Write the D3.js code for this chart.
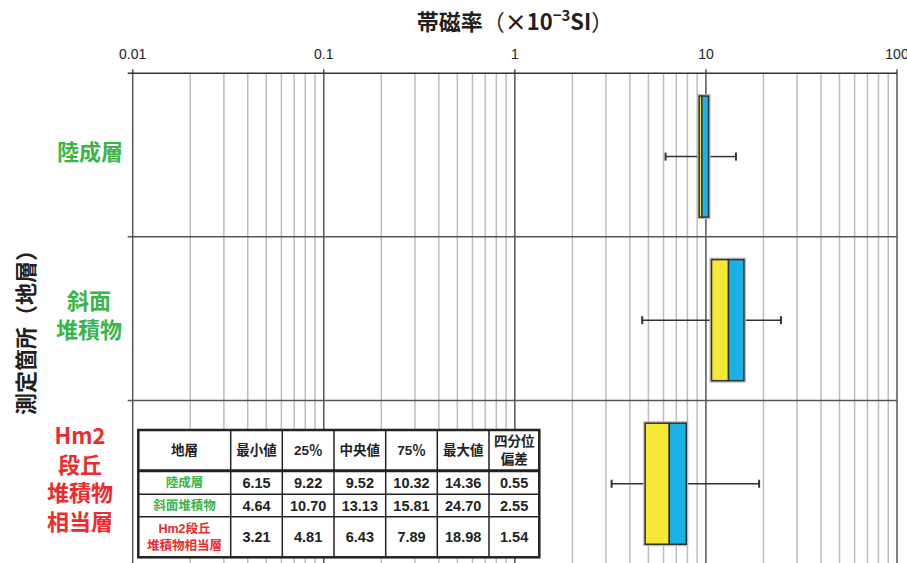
<!DOCTYPE html>
<html>
<head>
<meta charset="utf-8">
<script src="https://cdn.jsdelivr.net/npm/d3@7"></script>
<style>
  body { margin: 0; background: #fff; }
  svg { display: block; }
</style>
</head>
<body>
<svg id="chart" width="907" height="563"></svg>
<script>
// data
var layers = ["陸成層", "斜面堆積物", "Hm2段丘堆積物相当層"];
var axisLabels = [["陸成層"], ["斜面", "堆積物"], ["Hm2", "段丘", "堆積物", "相当層"]];
var tableLabels = [["陸成層"], ["斜面堆積物"], ["Hm2段丘", "堆積物相当層"]];
var layerColors = ["#3ab54a", "#3ab54a", "#ee2a2e"];
var minV = [6.15, 4.64, 3.21];
var q1V = [9.22, 10.70, 4.81];
var medV = [9.52, 13.13, 6.43];
var q3V = [10.32, 15.81, 7.89];
var maxV = [14.36, 24.70, 18.98];
var qdV = [0.55, 2.55, 1.54];
var headers = [["地層"], ["最小値"], ["25％"], ["中央値"], ["75％"], ["最大値"], ["四分位", "偏差"]];
var tickLabels = ["0.01", "0.1", "1", "10", "100"];

var svg = d3.select("#chart");
var plotL = 132.7, plotR = 897, plotT = 73.3, plotB = 564;

var x = d3.scaleLog().domain([0.01, 100]).range([plotL, plotR]);
var y = d3.scaleBand().domain(layers).range([plotT, plotB]);

var isMajor = function(v){ return Math.abs(Math.log10(v) - Math.round(Math.log10(v))) < 1e-6; };

// vertical grid
var grid = svg.append("g");
grid.selectAll("line.minor")
  .data(x.ticks().filter(function(v){ return !isMajor(v); }))
  .join("line")
  .attr("x1", function(d){ return x(d); }).attr("x2", function(d){ return x(d); })
  .attr("y1", plotT).attr("y2", plotB)
  .attr("stroke", "#bdbdbd").attr("stroke-width", 1.5);
grid.selectAll("line.major")
  .data(x.ticks().filter(isMajor))
  .join("line")
  .attr("x1", function(d){ return x(d); }).attr("x2", function(d){ return x(d); })
  .attr("y1", plotT - 4).attr("y2", plotB)
  .attr("stroke", "#555").attr("stroke-width", 1.5);

// horizontal separators between layers
grid.selectAll("line.sep")
  .data(layers.slice(1))
  .join("line")
  .attr("x1", plotL - 5).attr("x2", plotR)
  .attr("y1", function(d){ return y(d); }).attr("y2", function(d){ return y(d); })
  .attr("stroke", "#555").attr("stroke-width", 1.5);

// top axis line
svg.append("line")
  .attr("x1", plotL - 5).attr("x2", plotR)
  .attr("y1", plotT).attr("y2", plotT)
  .attr("stroke", "#333").attr("stroke-width", 1.5);

// tick labels
svg.append("g").selectAll("text")
  .data(x.ticks().filter(isMajor))
  .join("text")
  .attr("x", function(d){ return x(d); })
  .attr("y", 59)
  .attr("text-anchor", "middle")
  .attr("font-family", "Liberation Sans, Arial, sans-serif")
  .attr("font-size", 14)
  .attr("fill", "#222")
  .text(function(d, i){ return tickLabels[i]; });

// title
var title = svg.append("text")
  .attr("x", 515).attr("y", 30)
  .attr("text-anchor", "middle")
  .attr("font-family", "Noto Sans CJK JP, sans-serif")
  .attr("font-size", 22)
  .attr("font-weight", "bold")
  .attr("fill", "#231f20");
title.append("tspan").text("帯磁率");
title.append("tspan").attr("font-weight", "normal").text("（");
title.append("tspan").text("×10");
title.append("tspan").attr("font-size", 15).attr("dy", -9).text("−3");
title.append("tspan").attr("dy", 9).text("SI");
title.append("tspan").attr("font-weight", "normal").text("）");

// y axis title
svg.append("text")
  .attr("transform", "translate(34,327) rotate(-90)")
  .attr("text-anchor", "middle")
  .attr("font-family", "Noto Sans CJK JP, sans-serif")
  .attr("font-size", 22)
  .attr("font-weight", "bold")
  .attr("fill", "#231f20")
  .text("測定箇所（地層）");

// category labels
var labelCx = [90, 89, 80];
layers.forEach(function(l, i){
  var lines = axisLabels[i];
  var cy = y(l) + y.bandwidth() / 2;
  var lh = 28.5;
  var t = svg.append("text")
    .attr("text-anchor", "middle")
    .attr("font-family", "Noto Sans CJK JP, sans-serif")
    .attr("font-size", 22)
    .attr("font-weight", "bold")
    .attr("fill", layerColors[i]);
  lines.forEach(function(s, j){
    t.append("tspan")
      .attr("x", labelCx[i])
      .attr("y", cy - 3 + (j - (lines.length - 1) / 2) * lh + 8)
      .text(s);
  });
});

// box plots
var boxes = svg.append("g");
layers.forEach(function(l, i){
  var bh = y.bandwidth() * 0.74;
  var cy = y(l) + y.bandwidth() / 2 + 1.5;
  var g = boxes.append("g");
  // whiskers
  g.append("line").attr("x1", x(minV[i])).attr("x2", x(q1V[i]))
    .attr("y1", cy).attr("y2", cy).attr("stroke", "#333").attr("stroke-width", 1.5);
  g.append("line").attr("x1", x(q3V[i])).attr("x2", x(maxV[i]))
    .attr("y1", cy).attr("y2", cy).attr("stroke", "#333").attr("stroke-width", 1.5);
  [minV[i], maxV[i]].forEach(function(v){
    g.append("line").attr("x1", x(v)).attr("x2", x(v))
      .attr("y1", cy - 4).attr("y2", cy + 4)
      .attr("stroke", "#333").attr("stroke-width", 2);
  });
  // halo
  g.append("rect")
    .attr("x", x(q1V[i])).attr("y", cy - bh / 2)
    .attr("width", x(q3V[i]) - x(q1V[i])).attr("height", bh)
    .attr("fill", "none").attr("stroke", "#bbb").attr("stroke-width", 4);
  g.append("rect")
    .attr("x", x(q1V[i])).attr("y", cy - bh / 2)
    .attr("width", x(medV[i]) - x(q1V[i])).attr("height", bh)
    .attr("fill", "#f5e935").attr("stroke", "#333").attr("stroke-width", 1.5);
  g.append("rect")
    .attr("x", x(medV[i])).attr("y", cy - bh / 2)
    .attr("width", x(q3V[i]) - x(medV[i])).attr("height", bh)
    .attr("fill", "#1ab1e4").attr("stroke", "#333").attr("stroke-width", 1.5);
});

// summary table
var colX = [138.3, 230.7, 282.3, 334, 385.7, 437.3, 489, 539.3];
var rowY = [430, 470.7, 494.3, 516.7, 557.3];
var tbl = svg.append("g");
tbl.append("rect")
  .attr("x", colX[0]).attr("y", rowY[0])
  .attr("width", colX[7] - colX[0]).attr("height", rowY[4] - rowY[0])
  .attr("fill", "#fff");
colX.slice(1, 7).forEach(function(cx){
  tbl.append("line").attr("x1", cx).attr("x2", cx)
    .attr("y1", rowY[0]).attr("y2", rowY[4])
    .attr("stroke", "#222").attr("stroke-width", 1.5);
});
rowY.slice(1, 4).forEach(function(ry, k){
  tbl.append("line").attr("x1", colX[0]).attr("x2", colX[7])
    .attr("y1", ry).attr("y2", ry)
    .attr("stroke", "#222").attr("stroke-width", k === 0 ? 3 : 1.5);
});
tbl.append("rect")
  .attr("x", colX[0]).attr("y", rowY[0])
  .attr("width", colX[7] - colX[0]).attr("height", rowY[4] - rowY[0])
  .attr("fill", "none").attr("stroke", "#222").attr("stroke-width", 2.5);

function cellText(lines, ci, ri, color, size, weight){
  var cx = (colX[ci] + colX[ci + 1]) / 2;
  var cy = (rowY[ri] + rowY[ri + 1]) / 2;
  var lh = size + 4;
  var t = tbl.append("text")
    .attr("text-anchor", "middle")
    .attr("font-family", "Liberation Sans, Noto Sans CJK JP, sans-serif")
    .attr("font-size", size)
    .attr("font-weight", weight || "bold")
    .attr("fill", color);
  lines.forEach(function(s, j){
    t.append("tspan").attr("x", cx)
      .attr("y", cy + (j - (lines.length - 1) / 2) * lh + size * 0.36)
      .text(s);
  });
}
headers.forEach(function(h, ci){ cellText(h, ci, 0, "#222", 13.5); });
layers.forEach(function(l, i){
  cellText(tableLabels[i], 0, i + 1, layerColors[i], 12.5);
  [minV, q1V, medV, q3V, maxV, qdV].forEach(function(arr, k){
    cellText([arr[i].toFixed(2)], k + 1, i + 1, "#222", 14.5);
  });
});
</script>
</body>
</html>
- - - - - - -
THE PROBLEM =>
From the first line of the listing above, repeat every line through the one holding "var plotL = 132.7, plotR". Both ends count, and pictures stay out.

THE ANSWER =>
Write the D3.js code for this chart.
<!DOCTYPE html>
<html>
<head>
<meta charset="utf-8">
<script src="https://cdn.jsdelivr.net/npm/d3@7"></script>
<style>
  body { margin: 0; background: #fff; }
  svg { display: block; }
</style>
</head>
<body>
<svg id="chart" width="907" height="563"></svg>
<script>
// data
var layers = ["陸成層", "斜面堆積物", "Hm2段丘堆積物相当層"];
var axisLabels = [["陸成層"], ["斜面", "堆積物"], ["Hm2", "段丘", "堆積物", "相当層"]];
var tableLabels = [["陸成層"], ["斜面堆積物"], ["Hm2段丘", "堆積物相当層"]];
var layerColors = ["#3ab54a", "#3ab54a", "#ee2a2e"];
var minV = [6.15, 4.64, 3.21];
var q1V = [9.22, 10.70, 4.81];
var medV = [9.52, 13.13, 6.43];
var q3V = [10.32, 15.81, 7.89];
var maxV = [14.36, 24.70, 18.98];
var qdV = [0.55, 2.55, 1.54];
var headers = [["地層"], ["最小値"], ["25％"], ["中央値"], ["75％"], ["最大値"], ["四分位", "偏差"]];
var tickLabels = ["0.01", "0.1", "1", "10", "100"];

var svg = d3.select("#chart");
var plotL = 132.7, plotR = 897, plotT = 73.3, plotB = 564;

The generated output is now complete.